On the plus side, my pile of shame is already bigger than I can complete in the rest of my lifetime, and I don't even own everything I'm interested in, so even if 'core' gaming turns into an unserviced wasteland, between my Steam library and GoG, I can basically sit in a bunker and game happily until the end of days.
 
@Bhagpuss

Yeah, the pros probably outweigh the cons, but it's certainly a different outcome than books like The Long Tail predicted a decade ago. It looked like tons of creators would be empowered to break out without having to pay fealty to entrenched systems. Now it's becoming clear that those same systems are the only way to stand out from the clutter.

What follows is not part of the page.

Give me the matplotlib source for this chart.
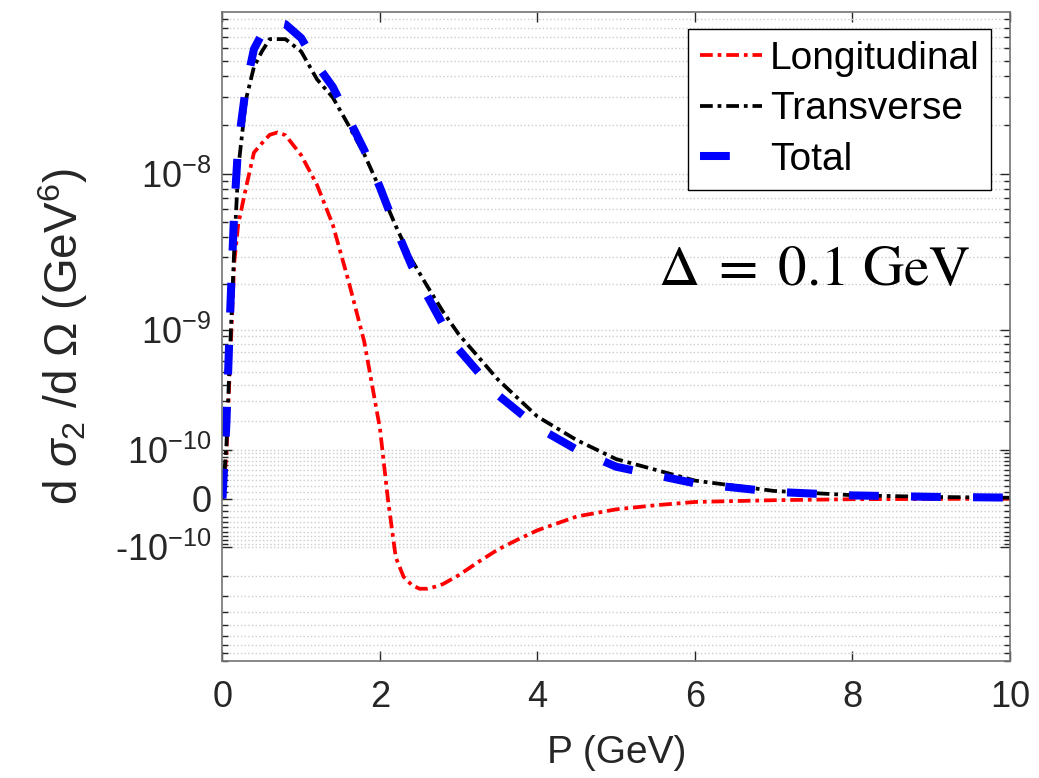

Hardcore gaming has the same niche future as indie music, I expect. Like Phantasmagoria said, lots of lean & mean operations. The number of indie musicians making enough money to go pro is actually far higher than it was a decade ago (~6x, according to a Techdirt article). This is offset by the number of major label artists has declining tremendously (~1/4th). Most of those indies aren't making *good* salaries, mind you, just enough to get by. But the overall production rate of new music seems to be ever increasing.
 
Does anyone here not consider that content delivery methods have re-defined the role that publishers hold over the industry? We're in the middle of a massive shift in terms of a developers ability to retain their IP rights. If anything, publishers will continue to lose their dominance in the marketplace as their portfolios shrink due to their existing IP's fading in popularity. Honestly, how long can CoD and other sequelitis titles continue to prop up earning reports?